Dataset records:

· · · ·

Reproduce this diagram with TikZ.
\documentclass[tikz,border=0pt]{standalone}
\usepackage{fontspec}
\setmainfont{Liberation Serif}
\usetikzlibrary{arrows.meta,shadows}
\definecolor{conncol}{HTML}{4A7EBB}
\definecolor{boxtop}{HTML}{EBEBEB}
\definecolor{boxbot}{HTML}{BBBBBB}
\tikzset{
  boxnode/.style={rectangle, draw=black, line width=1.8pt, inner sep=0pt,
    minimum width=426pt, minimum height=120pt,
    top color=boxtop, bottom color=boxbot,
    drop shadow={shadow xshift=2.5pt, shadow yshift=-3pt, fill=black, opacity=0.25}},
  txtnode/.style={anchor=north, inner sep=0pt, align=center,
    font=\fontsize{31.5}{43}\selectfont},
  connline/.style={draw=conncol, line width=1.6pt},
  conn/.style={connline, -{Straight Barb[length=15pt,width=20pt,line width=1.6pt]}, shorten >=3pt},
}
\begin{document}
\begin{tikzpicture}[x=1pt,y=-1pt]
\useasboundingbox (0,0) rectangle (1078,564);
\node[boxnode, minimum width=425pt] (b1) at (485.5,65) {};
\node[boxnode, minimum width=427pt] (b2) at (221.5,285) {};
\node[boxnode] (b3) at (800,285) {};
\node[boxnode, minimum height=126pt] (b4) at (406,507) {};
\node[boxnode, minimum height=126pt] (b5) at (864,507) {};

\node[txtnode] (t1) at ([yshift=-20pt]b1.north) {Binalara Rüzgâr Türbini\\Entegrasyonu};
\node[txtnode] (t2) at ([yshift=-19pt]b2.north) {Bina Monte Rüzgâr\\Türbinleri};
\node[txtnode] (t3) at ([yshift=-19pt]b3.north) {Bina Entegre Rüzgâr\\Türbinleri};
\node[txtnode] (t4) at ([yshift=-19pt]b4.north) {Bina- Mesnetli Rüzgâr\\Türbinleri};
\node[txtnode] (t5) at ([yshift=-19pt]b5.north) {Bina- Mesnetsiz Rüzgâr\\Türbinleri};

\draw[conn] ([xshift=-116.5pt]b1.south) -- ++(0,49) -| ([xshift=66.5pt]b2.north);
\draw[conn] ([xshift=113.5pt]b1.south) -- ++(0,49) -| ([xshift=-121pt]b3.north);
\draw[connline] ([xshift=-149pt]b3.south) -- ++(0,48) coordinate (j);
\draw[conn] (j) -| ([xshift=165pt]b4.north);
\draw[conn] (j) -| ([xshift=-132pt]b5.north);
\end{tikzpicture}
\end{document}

· · · ·

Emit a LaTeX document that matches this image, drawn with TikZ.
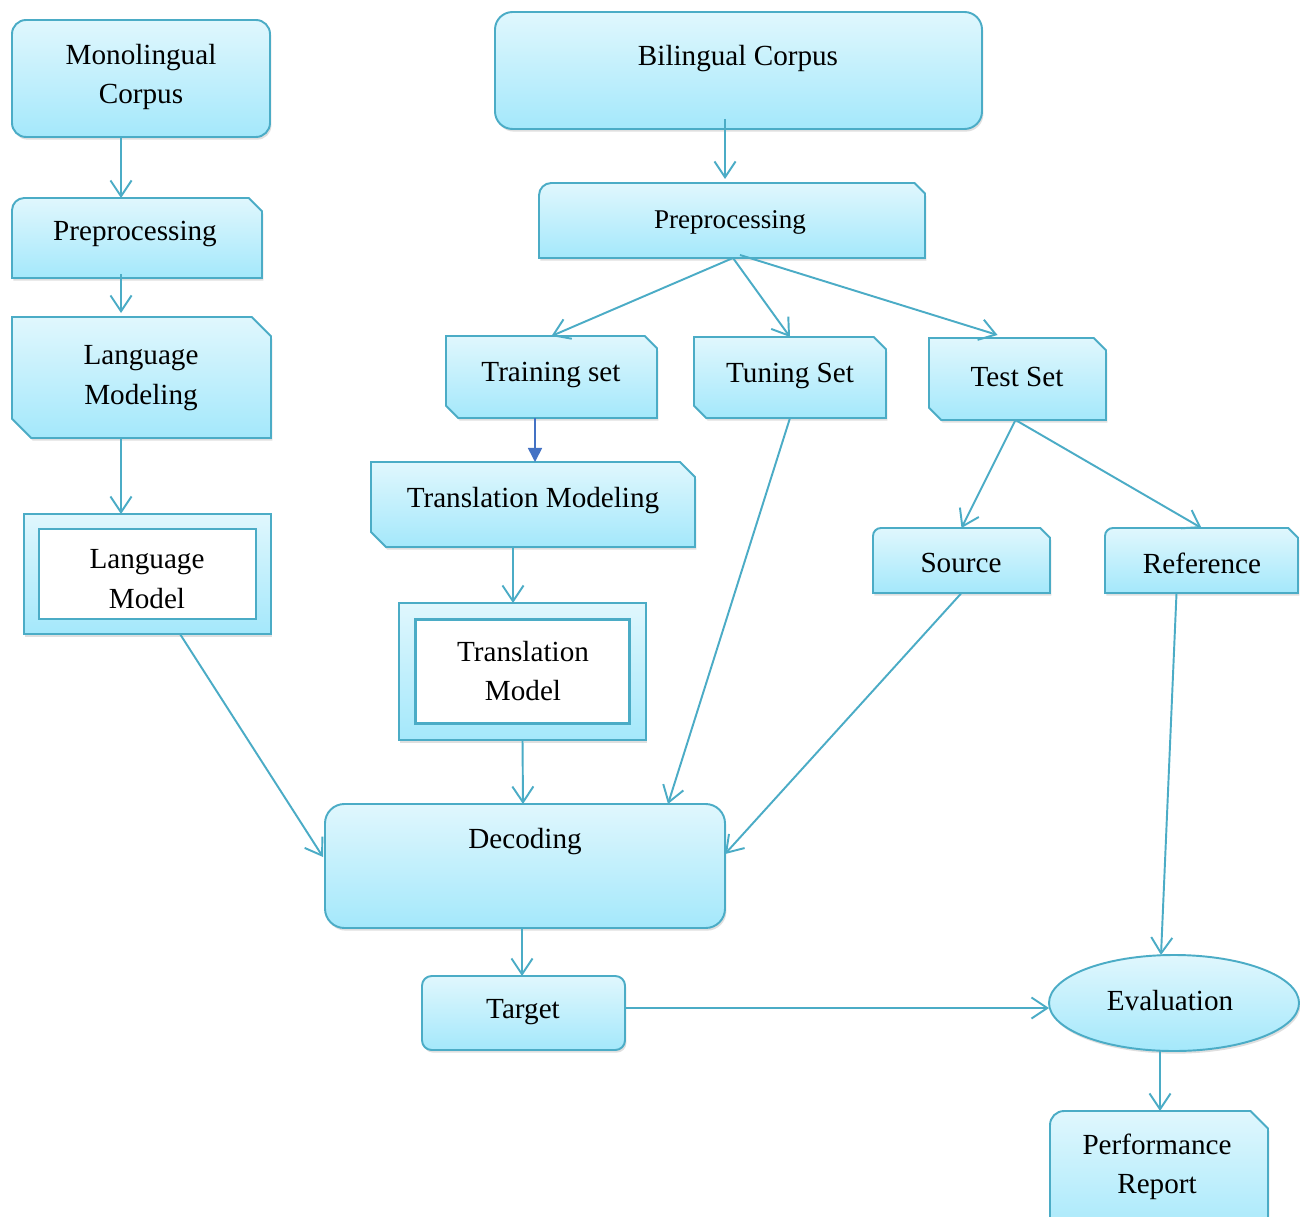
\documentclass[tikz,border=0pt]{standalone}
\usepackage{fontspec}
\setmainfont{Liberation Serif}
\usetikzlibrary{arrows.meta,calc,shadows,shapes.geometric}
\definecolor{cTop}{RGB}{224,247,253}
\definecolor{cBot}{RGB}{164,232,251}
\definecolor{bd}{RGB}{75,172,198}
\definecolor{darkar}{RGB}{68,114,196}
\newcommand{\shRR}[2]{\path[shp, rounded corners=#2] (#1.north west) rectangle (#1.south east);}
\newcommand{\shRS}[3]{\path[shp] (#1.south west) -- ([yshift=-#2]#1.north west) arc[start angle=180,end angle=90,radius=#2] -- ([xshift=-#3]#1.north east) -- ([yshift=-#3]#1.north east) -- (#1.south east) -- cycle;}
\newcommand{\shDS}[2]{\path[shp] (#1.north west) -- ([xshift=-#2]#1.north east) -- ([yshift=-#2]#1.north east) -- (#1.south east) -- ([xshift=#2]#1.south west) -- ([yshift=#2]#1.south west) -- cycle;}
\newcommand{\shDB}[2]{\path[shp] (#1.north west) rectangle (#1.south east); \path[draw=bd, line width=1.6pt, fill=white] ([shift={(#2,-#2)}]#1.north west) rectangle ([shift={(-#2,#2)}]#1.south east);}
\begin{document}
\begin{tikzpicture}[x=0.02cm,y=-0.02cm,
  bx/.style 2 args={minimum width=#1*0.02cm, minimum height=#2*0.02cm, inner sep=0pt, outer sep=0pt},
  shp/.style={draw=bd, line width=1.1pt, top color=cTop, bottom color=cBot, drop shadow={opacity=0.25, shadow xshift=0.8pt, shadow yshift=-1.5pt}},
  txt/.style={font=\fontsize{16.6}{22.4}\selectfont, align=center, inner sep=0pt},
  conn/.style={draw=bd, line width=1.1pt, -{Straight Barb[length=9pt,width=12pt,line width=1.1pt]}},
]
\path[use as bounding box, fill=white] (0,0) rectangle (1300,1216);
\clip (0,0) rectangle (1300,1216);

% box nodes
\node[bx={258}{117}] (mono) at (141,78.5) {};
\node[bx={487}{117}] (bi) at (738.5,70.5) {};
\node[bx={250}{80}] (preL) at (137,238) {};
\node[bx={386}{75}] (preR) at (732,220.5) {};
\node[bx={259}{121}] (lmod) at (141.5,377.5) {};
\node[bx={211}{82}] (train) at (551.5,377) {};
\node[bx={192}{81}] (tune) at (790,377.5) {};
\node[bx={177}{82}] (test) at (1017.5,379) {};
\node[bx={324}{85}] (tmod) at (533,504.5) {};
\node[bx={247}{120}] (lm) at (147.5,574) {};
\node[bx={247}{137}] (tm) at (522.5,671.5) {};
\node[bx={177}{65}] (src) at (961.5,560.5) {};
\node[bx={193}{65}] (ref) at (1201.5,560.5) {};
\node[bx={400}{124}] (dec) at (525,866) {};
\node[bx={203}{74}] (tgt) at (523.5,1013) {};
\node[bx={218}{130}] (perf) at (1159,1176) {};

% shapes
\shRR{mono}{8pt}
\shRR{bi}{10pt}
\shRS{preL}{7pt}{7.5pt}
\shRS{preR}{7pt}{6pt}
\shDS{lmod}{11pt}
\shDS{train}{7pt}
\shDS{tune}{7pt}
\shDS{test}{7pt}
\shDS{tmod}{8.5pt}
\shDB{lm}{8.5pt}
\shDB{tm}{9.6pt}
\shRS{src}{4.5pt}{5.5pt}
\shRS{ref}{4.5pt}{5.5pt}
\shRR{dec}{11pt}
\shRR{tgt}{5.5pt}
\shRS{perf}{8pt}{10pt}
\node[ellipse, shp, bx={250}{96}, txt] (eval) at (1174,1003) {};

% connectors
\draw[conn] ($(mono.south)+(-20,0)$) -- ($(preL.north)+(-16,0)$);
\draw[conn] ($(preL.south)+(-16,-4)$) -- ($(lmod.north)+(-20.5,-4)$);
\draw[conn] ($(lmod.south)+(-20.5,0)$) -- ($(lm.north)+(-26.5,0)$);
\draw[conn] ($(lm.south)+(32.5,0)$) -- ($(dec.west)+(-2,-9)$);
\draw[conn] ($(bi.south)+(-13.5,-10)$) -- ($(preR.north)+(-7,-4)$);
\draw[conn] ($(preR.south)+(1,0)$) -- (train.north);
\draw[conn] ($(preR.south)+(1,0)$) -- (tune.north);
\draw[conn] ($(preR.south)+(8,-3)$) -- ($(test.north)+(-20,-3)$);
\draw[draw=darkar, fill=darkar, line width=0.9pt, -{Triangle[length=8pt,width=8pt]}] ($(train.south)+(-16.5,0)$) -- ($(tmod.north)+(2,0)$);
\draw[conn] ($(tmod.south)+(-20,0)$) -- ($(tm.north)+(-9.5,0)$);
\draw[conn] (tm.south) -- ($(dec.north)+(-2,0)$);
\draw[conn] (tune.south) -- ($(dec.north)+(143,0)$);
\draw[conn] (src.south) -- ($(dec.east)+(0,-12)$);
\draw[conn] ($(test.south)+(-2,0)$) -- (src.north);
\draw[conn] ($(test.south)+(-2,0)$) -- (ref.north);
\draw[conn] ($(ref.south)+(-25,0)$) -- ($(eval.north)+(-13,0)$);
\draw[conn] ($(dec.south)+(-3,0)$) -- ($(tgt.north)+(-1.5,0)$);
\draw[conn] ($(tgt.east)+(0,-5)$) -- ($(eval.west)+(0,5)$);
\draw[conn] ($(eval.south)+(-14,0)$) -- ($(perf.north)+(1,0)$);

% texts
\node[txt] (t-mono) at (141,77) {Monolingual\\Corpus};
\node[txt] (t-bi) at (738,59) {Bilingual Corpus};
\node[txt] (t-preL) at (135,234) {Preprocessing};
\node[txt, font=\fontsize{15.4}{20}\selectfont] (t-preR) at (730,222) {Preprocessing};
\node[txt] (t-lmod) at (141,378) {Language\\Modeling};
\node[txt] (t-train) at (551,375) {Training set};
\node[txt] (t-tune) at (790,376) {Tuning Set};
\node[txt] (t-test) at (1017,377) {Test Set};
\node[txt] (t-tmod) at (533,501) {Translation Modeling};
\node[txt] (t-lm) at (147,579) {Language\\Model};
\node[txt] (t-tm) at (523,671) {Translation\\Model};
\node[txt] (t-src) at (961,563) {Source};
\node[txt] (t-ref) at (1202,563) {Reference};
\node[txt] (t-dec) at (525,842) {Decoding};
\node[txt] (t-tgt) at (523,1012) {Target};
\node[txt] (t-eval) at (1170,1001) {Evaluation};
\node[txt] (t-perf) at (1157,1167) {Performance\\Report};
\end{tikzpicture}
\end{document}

· · · ·

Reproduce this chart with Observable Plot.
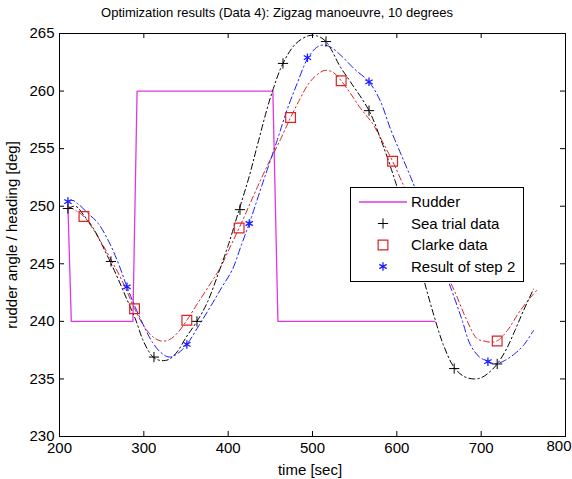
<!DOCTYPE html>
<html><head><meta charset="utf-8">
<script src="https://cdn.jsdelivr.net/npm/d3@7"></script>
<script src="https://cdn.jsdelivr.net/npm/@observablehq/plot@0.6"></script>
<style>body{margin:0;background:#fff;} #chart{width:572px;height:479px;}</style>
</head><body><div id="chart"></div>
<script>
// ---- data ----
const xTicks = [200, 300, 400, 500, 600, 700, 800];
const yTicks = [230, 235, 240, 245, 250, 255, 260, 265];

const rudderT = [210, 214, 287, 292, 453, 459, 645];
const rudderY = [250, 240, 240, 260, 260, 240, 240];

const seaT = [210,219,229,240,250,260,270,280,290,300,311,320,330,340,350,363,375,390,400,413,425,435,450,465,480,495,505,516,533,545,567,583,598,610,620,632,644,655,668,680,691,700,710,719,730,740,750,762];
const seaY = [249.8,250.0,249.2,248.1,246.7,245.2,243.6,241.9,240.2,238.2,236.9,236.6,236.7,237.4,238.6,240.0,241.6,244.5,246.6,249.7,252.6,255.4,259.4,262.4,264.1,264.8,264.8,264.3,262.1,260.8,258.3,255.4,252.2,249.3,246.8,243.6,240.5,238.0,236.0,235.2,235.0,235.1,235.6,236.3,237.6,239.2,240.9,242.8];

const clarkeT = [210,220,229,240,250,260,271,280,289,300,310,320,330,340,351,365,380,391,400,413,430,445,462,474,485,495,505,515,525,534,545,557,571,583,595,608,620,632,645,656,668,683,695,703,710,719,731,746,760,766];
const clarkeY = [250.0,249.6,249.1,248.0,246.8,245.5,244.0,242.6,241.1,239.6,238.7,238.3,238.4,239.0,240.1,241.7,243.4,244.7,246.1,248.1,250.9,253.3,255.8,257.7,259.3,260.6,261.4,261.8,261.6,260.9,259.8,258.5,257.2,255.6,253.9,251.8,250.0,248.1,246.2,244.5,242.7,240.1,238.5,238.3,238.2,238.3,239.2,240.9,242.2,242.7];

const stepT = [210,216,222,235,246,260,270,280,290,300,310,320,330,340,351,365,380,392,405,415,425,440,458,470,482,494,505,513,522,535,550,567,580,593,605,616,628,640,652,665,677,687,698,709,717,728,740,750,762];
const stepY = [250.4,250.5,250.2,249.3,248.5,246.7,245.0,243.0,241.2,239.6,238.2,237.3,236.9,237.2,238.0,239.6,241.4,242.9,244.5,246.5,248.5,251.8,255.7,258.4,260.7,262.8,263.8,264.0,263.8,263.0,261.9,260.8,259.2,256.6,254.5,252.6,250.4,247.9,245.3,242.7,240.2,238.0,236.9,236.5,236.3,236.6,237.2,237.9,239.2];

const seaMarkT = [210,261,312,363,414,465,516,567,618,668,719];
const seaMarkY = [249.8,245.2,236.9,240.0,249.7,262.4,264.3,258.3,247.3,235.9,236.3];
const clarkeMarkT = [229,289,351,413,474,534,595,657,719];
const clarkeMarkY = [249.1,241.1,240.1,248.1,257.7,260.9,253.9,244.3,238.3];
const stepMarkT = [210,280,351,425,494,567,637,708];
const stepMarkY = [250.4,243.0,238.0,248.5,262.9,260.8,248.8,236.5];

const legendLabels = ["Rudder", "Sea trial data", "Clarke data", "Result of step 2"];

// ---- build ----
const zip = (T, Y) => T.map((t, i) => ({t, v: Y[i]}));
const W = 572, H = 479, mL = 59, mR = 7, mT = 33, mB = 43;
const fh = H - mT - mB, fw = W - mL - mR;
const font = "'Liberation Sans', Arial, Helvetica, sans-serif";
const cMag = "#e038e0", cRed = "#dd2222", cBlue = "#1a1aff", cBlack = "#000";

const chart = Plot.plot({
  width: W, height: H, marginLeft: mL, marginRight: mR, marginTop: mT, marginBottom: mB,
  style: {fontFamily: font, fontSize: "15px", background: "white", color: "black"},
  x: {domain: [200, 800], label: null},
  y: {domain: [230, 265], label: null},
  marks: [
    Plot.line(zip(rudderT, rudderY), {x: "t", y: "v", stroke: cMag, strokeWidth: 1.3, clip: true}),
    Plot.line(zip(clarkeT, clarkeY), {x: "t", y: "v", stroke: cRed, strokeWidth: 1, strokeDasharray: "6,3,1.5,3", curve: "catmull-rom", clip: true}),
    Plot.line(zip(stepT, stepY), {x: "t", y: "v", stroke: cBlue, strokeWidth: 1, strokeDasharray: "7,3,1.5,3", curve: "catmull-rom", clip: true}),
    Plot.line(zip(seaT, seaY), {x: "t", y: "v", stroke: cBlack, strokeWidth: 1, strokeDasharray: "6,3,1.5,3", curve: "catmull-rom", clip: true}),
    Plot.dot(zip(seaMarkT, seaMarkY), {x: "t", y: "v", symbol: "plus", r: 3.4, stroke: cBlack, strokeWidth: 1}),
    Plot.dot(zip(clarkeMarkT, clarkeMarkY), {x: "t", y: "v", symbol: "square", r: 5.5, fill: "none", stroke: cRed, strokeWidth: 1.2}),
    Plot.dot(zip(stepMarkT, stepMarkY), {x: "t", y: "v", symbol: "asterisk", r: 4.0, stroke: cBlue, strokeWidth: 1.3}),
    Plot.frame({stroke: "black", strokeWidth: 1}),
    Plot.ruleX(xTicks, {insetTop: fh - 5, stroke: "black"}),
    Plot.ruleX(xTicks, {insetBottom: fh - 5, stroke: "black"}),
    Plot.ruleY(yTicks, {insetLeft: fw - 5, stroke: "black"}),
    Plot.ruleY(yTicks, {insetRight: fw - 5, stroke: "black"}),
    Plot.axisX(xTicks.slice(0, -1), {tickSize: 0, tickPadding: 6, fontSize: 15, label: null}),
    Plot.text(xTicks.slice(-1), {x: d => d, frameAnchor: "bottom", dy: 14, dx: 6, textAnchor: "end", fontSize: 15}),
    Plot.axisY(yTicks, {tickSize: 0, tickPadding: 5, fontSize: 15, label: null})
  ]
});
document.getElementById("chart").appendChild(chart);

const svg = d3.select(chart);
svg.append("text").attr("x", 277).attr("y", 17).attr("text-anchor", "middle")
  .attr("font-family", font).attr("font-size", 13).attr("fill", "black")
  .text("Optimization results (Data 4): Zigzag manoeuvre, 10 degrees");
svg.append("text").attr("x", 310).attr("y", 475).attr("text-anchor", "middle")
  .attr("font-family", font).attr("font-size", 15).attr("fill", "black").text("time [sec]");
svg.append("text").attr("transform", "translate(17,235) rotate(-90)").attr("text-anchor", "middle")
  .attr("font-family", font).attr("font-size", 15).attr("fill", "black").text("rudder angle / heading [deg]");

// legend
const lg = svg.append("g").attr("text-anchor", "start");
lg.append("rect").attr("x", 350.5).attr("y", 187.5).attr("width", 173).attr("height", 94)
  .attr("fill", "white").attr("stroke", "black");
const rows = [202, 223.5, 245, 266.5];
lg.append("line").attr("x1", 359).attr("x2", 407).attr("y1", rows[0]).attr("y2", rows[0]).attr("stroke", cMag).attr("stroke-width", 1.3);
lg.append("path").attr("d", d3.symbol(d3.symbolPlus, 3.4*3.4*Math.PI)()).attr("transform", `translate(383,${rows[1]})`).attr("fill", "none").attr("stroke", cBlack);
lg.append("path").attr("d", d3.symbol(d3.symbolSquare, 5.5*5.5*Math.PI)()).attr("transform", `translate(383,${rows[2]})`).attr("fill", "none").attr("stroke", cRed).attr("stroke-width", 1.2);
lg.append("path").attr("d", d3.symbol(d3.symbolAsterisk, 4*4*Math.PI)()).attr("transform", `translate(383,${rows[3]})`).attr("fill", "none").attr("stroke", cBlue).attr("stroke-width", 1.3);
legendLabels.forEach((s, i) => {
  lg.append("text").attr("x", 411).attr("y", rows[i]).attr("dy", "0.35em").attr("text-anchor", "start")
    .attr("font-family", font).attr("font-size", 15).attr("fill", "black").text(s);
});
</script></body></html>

· · · ·

#### Work to complete
Report only the number of lines in the listing that contain the word "this".

#### Written response
3